Data for the task =>
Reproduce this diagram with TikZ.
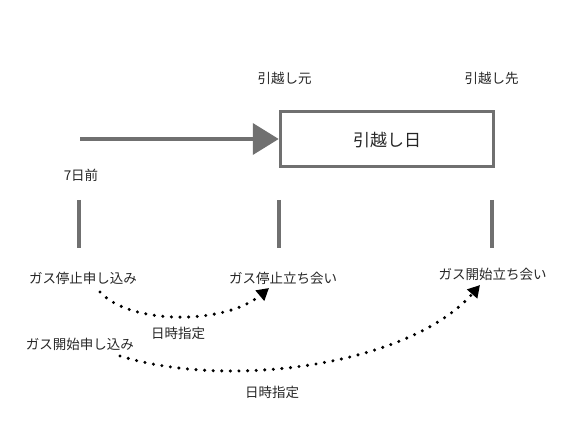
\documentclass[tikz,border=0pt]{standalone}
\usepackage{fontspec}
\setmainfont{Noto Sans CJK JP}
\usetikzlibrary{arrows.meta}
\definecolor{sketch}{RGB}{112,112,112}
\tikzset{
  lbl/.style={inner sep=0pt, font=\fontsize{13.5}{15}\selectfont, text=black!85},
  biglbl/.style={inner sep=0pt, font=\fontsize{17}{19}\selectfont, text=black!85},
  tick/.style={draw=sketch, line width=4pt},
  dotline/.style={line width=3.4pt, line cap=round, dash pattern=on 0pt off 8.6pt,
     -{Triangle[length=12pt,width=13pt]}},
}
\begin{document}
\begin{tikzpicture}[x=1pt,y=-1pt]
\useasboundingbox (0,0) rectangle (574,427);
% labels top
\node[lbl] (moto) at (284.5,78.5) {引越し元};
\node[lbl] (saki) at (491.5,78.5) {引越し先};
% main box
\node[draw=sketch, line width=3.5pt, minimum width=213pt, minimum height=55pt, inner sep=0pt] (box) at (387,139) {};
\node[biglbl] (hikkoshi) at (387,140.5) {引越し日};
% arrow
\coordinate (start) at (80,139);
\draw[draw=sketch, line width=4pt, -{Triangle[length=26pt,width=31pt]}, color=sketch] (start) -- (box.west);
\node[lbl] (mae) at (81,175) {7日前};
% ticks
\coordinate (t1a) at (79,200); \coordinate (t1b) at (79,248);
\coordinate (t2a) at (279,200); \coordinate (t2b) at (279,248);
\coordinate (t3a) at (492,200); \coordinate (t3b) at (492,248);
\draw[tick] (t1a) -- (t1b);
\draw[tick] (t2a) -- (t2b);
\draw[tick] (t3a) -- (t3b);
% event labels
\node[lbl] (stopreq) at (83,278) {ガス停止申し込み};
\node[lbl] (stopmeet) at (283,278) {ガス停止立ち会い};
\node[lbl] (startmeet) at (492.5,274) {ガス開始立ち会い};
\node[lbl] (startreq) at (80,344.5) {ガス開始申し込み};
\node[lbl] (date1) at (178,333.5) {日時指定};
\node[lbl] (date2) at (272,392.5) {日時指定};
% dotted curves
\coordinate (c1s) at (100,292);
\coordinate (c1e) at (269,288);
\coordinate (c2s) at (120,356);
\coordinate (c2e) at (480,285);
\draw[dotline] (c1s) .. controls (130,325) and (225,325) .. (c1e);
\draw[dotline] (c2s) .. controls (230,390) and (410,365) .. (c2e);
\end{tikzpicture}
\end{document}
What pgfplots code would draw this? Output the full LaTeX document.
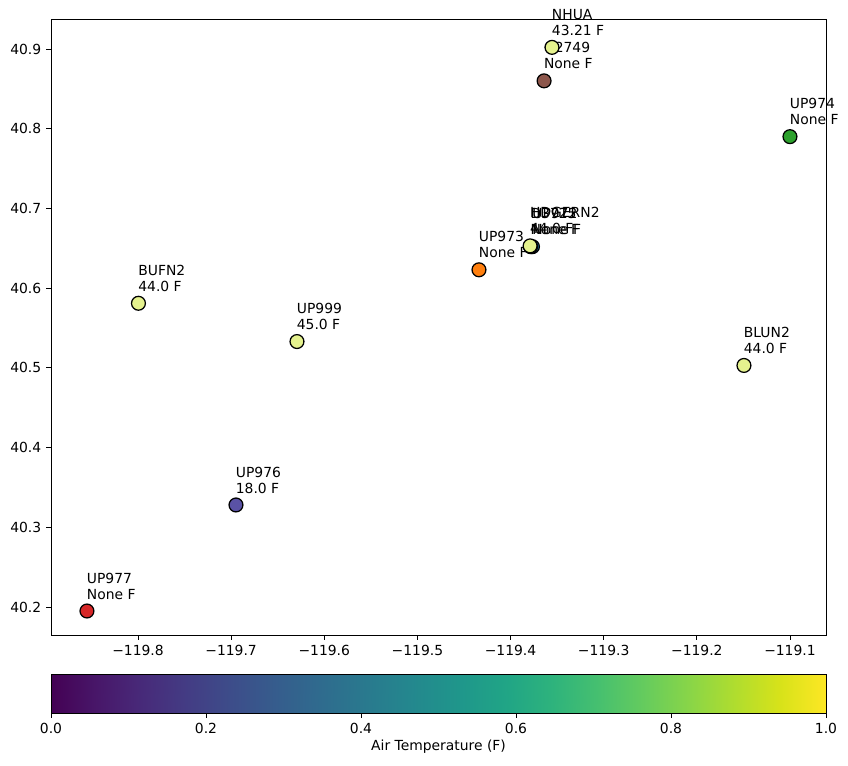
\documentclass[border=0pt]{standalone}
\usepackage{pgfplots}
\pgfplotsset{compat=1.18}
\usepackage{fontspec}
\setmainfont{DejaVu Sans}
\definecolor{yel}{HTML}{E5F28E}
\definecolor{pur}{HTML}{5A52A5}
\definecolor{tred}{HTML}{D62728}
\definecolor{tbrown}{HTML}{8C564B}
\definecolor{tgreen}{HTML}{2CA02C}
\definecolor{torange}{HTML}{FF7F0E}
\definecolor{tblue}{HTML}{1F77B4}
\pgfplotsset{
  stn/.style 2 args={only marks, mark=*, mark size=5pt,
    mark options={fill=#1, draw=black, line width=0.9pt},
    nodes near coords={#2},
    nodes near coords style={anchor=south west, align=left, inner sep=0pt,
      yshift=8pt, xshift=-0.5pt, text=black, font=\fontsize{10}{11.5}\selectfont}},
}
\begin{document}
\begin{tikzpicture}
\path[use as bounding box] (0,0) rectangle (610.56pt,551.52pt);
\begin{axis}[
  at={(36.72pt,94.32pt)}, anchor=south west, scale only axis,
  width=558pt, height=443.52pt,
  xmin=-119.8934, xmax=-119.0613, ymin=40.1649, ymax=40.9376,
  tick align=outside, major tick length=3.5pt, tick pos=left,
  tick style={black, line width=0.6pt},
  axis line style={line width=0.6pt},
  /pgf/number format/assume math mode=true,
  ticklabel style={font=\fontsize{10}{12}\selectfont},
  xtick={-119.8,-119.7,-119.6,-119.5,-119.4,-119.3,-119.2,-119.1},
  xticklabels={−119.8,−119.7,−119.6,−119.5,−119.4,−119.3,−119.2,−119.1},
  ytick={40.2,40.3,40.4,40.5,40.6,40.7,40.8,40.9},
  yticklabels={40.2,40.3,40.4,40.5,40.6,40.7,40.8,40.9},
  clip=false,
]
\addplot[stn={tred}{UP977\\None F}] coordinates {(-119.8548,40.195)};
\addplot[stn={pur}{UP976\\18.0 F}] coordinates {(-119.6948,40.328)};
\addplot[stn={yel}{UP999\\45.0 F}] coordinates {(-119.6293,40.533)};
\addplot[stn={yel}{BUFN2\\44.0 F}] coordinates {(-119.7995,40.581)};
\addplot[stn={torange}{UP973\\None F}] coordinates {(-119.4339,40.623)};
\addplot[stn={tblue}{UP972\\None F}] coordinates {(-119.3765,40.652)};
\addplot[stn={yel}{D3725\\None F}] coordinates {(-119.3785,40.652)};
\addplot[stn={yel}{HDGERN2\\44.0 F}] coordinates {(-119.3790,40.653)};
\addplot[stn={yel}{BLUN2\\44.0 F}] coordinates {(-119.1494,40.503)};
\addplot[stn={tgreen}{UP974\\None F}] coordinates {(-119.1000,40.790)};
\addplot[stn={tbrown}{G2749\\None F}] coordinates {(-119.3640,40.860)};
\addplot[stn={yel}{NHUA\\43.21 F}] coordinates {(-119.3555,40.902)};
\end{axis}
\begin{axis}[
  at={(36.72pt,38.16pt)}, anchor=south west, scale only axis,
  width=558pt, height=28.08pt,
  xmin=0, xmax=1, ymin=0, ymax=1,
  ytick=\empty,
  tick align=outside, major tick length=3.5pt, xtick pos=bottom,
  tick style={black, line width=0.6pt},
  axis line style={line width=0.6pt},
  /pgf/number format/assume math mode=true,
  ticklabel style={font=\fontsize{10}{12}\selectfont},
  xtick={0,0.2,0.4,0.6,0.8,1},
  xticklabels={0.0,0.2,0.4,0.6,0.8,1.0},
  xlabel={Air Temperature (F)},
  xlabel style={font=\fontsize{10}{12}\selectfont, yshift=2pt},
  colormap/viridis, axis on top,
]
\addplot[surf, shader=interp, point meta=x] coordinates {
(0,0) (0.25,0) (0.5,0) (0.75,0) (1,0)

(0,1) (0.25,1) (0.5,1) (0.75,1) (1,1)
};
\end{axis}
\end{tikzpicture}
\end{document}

Exercise description => Transcribe the material exactly, keeping every word and none of the pictures.

Full output =>
Reproduce this diagram with TikZ.
\documentclass[tikz,border=0pt]{standalone}
\usepackage{fontspec}
\setmainfont{Noto Sans CJK JP}
\usetikzlibrary{arrows.meta}
\definecolor{sketch}{RGB}{112,112,112}
\tikzset{
  lbl/.style={inner sep=0pt, font=\fontsize{13.5}{15}\selectfont, text=black!85},
  biglbl/.style={inner sep=0pt, font=\fontsize{17}{19}\selectfont, text=black!85},
  tick/.style={draw=sketch, line width=4pt},
  dotline/.style={line width=3.4pt, line cap=round, dash pattern=on 0pt off 8.6pt,
     -{Triangle[length=12pt,width=13pt]}},
}
\begin{document}
\begin{tikzpicture}[x=1pt,y=-1pt]
\useasboundingbox (0,0) rectangle (574,427);
% labels top
\node[lbl] (moto) at (284.5,78.5) {引越し元};
\node[lbl] (saki) at (491.5,78.5) {引越し先};
% main box
\node[draw=sketch, line width=3.5pt, minimum width=213pt, minimum height=55pt, inner sep=0pt] (box) at (387,139) {};
\node[biglbl] (hikkoshi) at (387,140.5) {引越し日};
% arrow
\coordinate (start) at (80,139);
\draw[draw=sketch, line width=4pt, -{Triangle[length=26pt,width=31pt]}, color=sketch] (start) -- (box.west);
\node[lbl] (mae) at (81,175) {7日前};
% ticks
\coordinate (t1a) at (79,200); \coordinate (t1b) at (79,248);
\coordinate (t2a) at (279,200); \coordinate (t2b) at (279,248);
\coordinate (t3a) at (492,200); \coordinate (t3b) at (492,248);
\draw[tick] (t1a) -- (t1b);
\draw[tick] (t2a) -- (t2b);
\draw[tick] (t3a) -- (t3b);
% event labels
\node[lbl] (stopreq) at (83,278) {ガス停止申し込み};
\node[lbl] (stopmeet) at (283,278) {ガス停止立ち会い};
\node[lbl] (startmeet) at (492.5,274) {ガス開始立ち会い};
\node[lbl] (startreq) at (80,344.5) {ガス開始申し込み};
\node[lbl] (date1) at (178,333.5) {日時指定};
\node[lbl] (date2) at (272,392.5) {日時指定};
% dotted curves
\coordinate (c1s) at (100,292);
\coordinate (c1e) at (269,288);
\coordinate (c2s) at (120,356);
\coordinate (c2e) at (480,285);
\draw[dotline] (c1s) .. controls (130,325) and (225,325) .. (c1e);
\draw[dotline] (c2s) .. controls (230,390) and (410,365) .. (c2e);
\end{tikzpicture}
\end{document}
What pgfplots code would draw this? Output the full LaTeX document.
\documentclass[border=0pt]{standalone}
\usepackage{pgfplots}
\pgfplotsset{compat=1.18}
\usepackage{fontspec}
\setmainfont{DejaVu Sans}
\definecolor{yel}{HTML}{E5F28E}
\definecolor{pur}{HTML}{5A52A5}
\definecolor{tred}{HTML}{D62728}
\definecolor{tbrown}{HTML}{8C564B}
\definecolor{tgreen}{HTML}{2CA02C}
\definecolor{torange}{HTML}{FF7F0E}
\definecolor{tblue}{HTML}{1F77B4}
\pgfplotsset{
  stn/.style 2 args={only marks, mark=*, mark size=5pt,
    mark options={fill=#1, draw=black, line width=0.9pt},
    nodes near coords={#2},
    nodes near coords style={anchor=south west, align=left, inner sep=0pt,
      yshift=8pt, xshift=-0.5pt, text=black, font=\fontsize{10}{11.5}\selectfont}},
}
\begin{document}
\begin{tikzpicture}
\path[use as bounding box] (0,0) rectangle (610.56pt,551.52pt);
\begin{axis}[
  at={(36.72pt,94.32pt)}, anchor=south west, scale only axis,
  width=558pt, height=443.52pt,
  xmin=-119.8934, xmax=-119.0613, ymin=40.1649, ymax=40.9376,
  tick align=outside, major tick length=3.5pt, tick pos=left,
  tick style={black, line width=0.6pt},
  axis line style={line width=0.6pt},
  /pgf/number format/assume math mode=true,
  ticklabel style={font=\fontsize{10}{12}\selectfont},
  xtick={-119.8,-119.7,-119.6,-119.5,-119.4,-119.3,-119.2,-119.1},
  xticklabels={−119.8,−119.7,−119.6,−119.5,−119.4,−119.3,−119.2,−119.1},
  ytick={40.2,40.3,40.4,40.5,40.6,40.7,40.8,40.9},
  yticklabels={40.2,40.3,40.4,40.5,40.6,40.7,40.8,40.9},
  clip=false,
]
\addplot[stn={tred}{UP977\\None F}] coordinates {(-119.8548,40.195)};
\addplot[stn={pur}{UP976\\18.0 F}] coordinates {(-119.6948,40.328)};
\addplot[stn={yel}{UP999\\45.0 F}] coordinates {(-119.6293,40.533)};
\addplot[stn={yel}{BUFN2\\44.0 F}] coordinates {(-119.7995,40.581)};
\addplot[stn={torange}{UP973\\None F}] coordinates {(-119.4339,40.623)};
\addplot[stn={tblue}{UP972\\None F}] coordinates {(-119.3765,40.652)};
\addplot[stn={yel}{D3725\\None F}] coordinates {(-119.3785,40.652)};
\addplot[stn={yel}{HDGERN2\\44.0 F}] coordinates {(-119.3790,40.653)};
\addplot[stn={yel}{BLUN2\\44.0 F}] coordinates {(-119.1494,40.503)};
\addplot[stn={tgreen}{UP974\\None F}] coordinates {(-119.1000,40.790)};
\addplot[stn={tbrown}{G2749\\None F}] coordinates {(-119.3640,40.860)};
\addplot[stn={yel}{NHUA\\43.21 F}] coordinates {(-119.3555,40.902)};
\end{axis}
\begin{axis}[
  at={(36.72pt,38.16pt)}, anchor=south west, scale only axis,
  width=558pt, height=28.08pt,
  xmin=0, xmax=1, ymin=0, ymax=1,
  ytick=\empty,
  tick align=outside, major tick length=3.5pt, xtick pos=bottom,
  tick style={black, line width=0.6pt},
  axis line style={line width=0.6pt},
  /pgf/number format/assume math mode=true,
  ticklabel style={font=\fontsize{10}{12}\selectfont},
  xtick={0,0.2,0.4,0.6,0.8,1},
  xticklabels={0.0,0.2,0.4,0.6,0.8,1.0},
  xlabel={Air Temperature (F)},
  xlabel style={font=\fontsize{10}{12}\selectfont, yshift=2pt},
  colormap/viridis, axis on top,
]
\addplot[surf, shader=interp, point meta=x] coordinates {
(0,0) (0.25,0) (0.5,0) (0.75,0) (1,0)

(0,1) (0.25,1) (0.5,1) (0.75,1) (1,1)
};
\end{axis}
\end{tikzpicture}
\end{document}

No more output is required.